--- start DATASET EXTRACT ---

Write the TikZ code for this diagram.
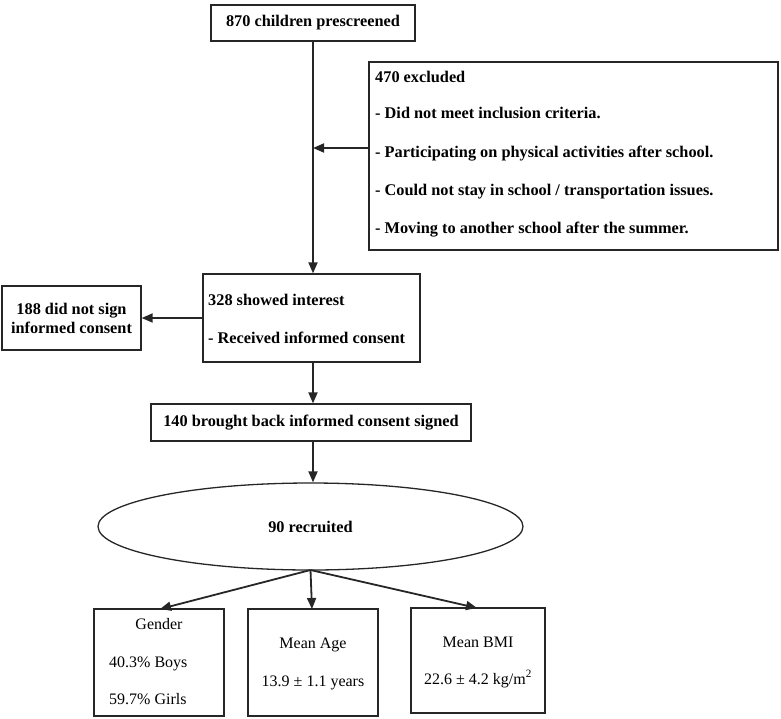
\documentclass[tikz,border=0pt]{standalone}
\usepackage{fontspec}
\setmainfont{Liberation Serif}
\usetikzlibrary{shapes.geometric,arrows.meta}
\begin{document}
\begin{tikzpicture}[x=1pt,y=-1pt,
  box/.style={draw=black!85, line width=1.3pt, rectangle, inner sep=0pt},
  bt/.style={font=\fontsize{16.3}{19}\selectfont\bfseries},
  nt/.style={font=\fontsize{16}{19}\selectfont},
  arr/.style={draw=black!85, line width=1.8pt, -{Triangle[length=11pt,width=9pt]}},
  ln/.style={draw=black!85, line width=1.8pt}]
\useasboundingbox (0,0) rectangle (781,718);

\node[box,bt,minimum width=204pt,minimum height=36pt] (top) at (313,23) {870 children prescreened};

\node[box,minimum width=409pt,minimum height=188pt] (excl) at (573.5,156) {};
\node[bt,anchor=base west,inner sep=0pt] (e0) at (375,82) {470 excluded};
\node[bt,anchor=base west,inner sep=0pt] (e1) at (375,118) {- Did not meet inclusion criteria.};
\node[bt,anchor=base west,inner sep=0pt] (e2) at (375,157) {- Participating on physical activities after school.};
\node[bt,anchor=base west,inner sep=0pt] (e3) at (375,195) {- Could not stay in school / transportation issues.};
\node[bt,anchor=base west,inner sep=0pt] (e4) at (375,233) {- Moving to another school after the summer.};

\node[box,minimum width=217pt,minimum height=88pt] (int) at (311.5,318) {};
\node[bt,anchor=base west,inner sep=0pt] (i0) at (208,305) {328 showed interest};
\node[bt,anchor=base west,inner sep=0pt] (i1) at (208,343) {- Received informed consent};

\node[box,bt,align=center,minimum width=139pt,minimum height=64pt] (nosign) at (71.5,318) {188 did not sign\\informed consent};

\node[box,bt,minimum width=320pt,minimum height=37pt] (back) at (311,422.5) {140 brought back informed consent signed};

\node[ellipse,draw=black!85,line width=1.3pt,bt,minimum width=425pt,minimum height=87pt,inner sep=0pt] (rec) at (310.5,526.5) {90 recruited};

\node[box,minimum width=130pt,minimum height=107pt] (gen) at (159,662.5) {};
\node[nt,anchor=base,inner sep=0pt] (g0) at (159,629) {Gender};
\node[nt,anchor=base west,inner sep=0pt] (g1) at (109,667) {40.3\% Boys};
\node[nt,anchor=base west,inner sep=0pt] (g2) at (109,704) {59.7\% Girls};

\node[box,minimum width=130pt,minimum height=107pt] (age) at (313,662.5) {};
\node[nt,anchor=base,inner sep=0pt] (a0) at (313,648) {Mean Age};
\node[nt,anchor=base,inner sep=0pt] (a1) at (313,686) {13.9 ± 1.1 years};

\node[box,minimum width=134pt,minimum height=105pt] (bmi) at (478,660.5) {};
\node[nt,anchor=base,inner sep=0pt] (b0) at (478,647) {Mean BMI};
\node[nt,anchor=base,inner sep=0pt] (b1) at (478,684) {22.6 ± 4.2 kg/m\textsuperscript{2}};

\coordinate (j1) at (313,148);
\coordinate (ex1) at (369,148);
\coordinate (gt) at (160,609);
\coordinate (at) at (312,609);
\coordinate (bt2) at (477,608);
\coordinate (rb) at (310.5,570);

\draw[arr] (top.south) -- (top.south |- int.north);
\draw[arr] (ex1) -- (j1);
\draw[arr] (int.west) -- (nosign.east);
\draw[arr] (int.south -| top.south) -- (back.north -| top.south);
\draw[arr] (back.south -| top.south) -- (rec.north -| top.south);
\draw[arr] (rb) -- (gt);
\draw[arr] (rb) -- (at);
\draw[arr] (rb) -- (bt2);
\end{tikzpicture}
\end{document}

--- end DATASET EXTRACT ---

Quote the material in full and exactly; do not carry over its pictures.

Write the TikZ code for this diagram.
\documentclass[tikz,border=0pt]{standalone}
\usepackage{fontspec}
\setmainfont{Liberation Serif}
\usetikzlibrary{shapes.geometric,arrows.meta}
\begin{document}
\begin{tikzpicture}[x=1pt,y=-1pt,
  box/.style={draw=black!85, line width=1.3pt, rectangle, inner sep=0pt},
  bt/.style={font=\fontsize{16.3}{19}\selectfont\bfseries},
  nt/.style={font=\fontsize{16}{19}\selectfont},
  arr/.style={draw=black!85, line width=1.8pt, -{Triangle[length=11pt,width=9pt]}},
  ln/.style={draw=black!85, line width=1.8pt}]
\useasboundingbox (0,0) rectangle (781,718);

\node[box,bt,minimum width=204pt,minimum height=36pt] (top) at (313,23) {870 children prescreened};

\node[box,minimum width=409pt,minimum height=188pt] (excl) at (573.5,156) {};
\node[bt,anchor=base west,inner sep=0pt] (e0) at (375,82) {470 excluded};
\node[bt,anchor=base west,inner sep=0pt] (e1) at (375,118) {- Did not meet inclusion criteria.};
\node[bt,anchor=base west,inner sep=0pt] (e2) at (375,157) {- Participating on physical activities after school.};
\node[bt,anchor=base west,inner sep=0pt] (e3) at (375,195) {- Could not stay in school / transportation issues.};
\node[bt,anchor=base west,inner sep=0pt] (e4) at (375,233) {- Moving to another school after the summer.};

\node[box,minimum width=217pt,minimum height=88pt] (int) at (311.5,318) {};
\node[bt,anchor=base west,inner sep=0pt] (i0) at (208,305) {328 showed interest};
\node[bt,anchor=base west,inner sep=0pt] (i1) at (208,343) {- Received informed consent};

\node[box,bt,align=center,minimum width=139pt,minimum height=64pt] (nosign) at (71.5,318) {188 did not sign\\informed consent};

\node[box,bt,minimum width=320pt,minimum height=37pt] (back) at (311,422.5) {140 brought back informed consent signed};

\node[ellipse,draw=black!85,line width=1.3pt,bt,minimum width=425pt,minimum height=87pt,inner sep=0pt] (rec) at (310.5,526.5) {90 recruited};

\node[box,minimum width=130pt,minimum height=107pt] (gen) at (159,662.5) {};
\node[nt,anchor=base,inner sep=0pt] (g0) at (159,629) {Gender};
\node[nt,anchor=base west,inner sep=0pt] (g1) at (109,667) {40.3\% Boys};
\node[nt,anchor=base west,inner sep=0pt] (g2) at (109,704) {59.7\% Girls};

\node[box,minimum width=130pt,minimum height=107pt] (age) at (313,662.5) {};
\node[nt,anchor=base,inner sep=0pt] (a0) at (313,648) {Mean Age};
\node[nt,anchor=base,inner sep=0pt] (a1) at (313,686) {13.9 ± 1.1 years};

\node[box,minimum width=134pt,minimum height=105pt] (bmi) at (478,660.5) {};
\node[nt,anchor=base,inner sep=0pt] (b0) at (478,647) {Mean BMI};
\node[nt,anchor=base,inner sep=0pt] (b1) at (478,684) {22.6 ± 4.2 kg/m\textsuperscript{2}};

\coordinate (j1) at (313,148);
\coordinate (ex1) at (369,148);
\coordinate (gt) at (160,609);
\coordinate (at) at (312,609);
\coordinate (bt2) at (477,608);
\coordinate (rb) at (310.5,570);

\draw[arr] (top.south) -- (top.south |- int.north);
\draw[arr] (ex1) -- (j1);
\draw[arr] (int.west) -- (nosign.east);
\draw[arr] (int.south -| top.south) -- (back.north -| top.south);
\draw[arr] (back.south -| top.south) -- (rec.north -| top.south);
\draw[arr] (rb) -- (gt);
\draw[arr] (rb) -- (at);
\draw[arr] (rb) -- (bt2);
\end{tikzpicture}
\end{document}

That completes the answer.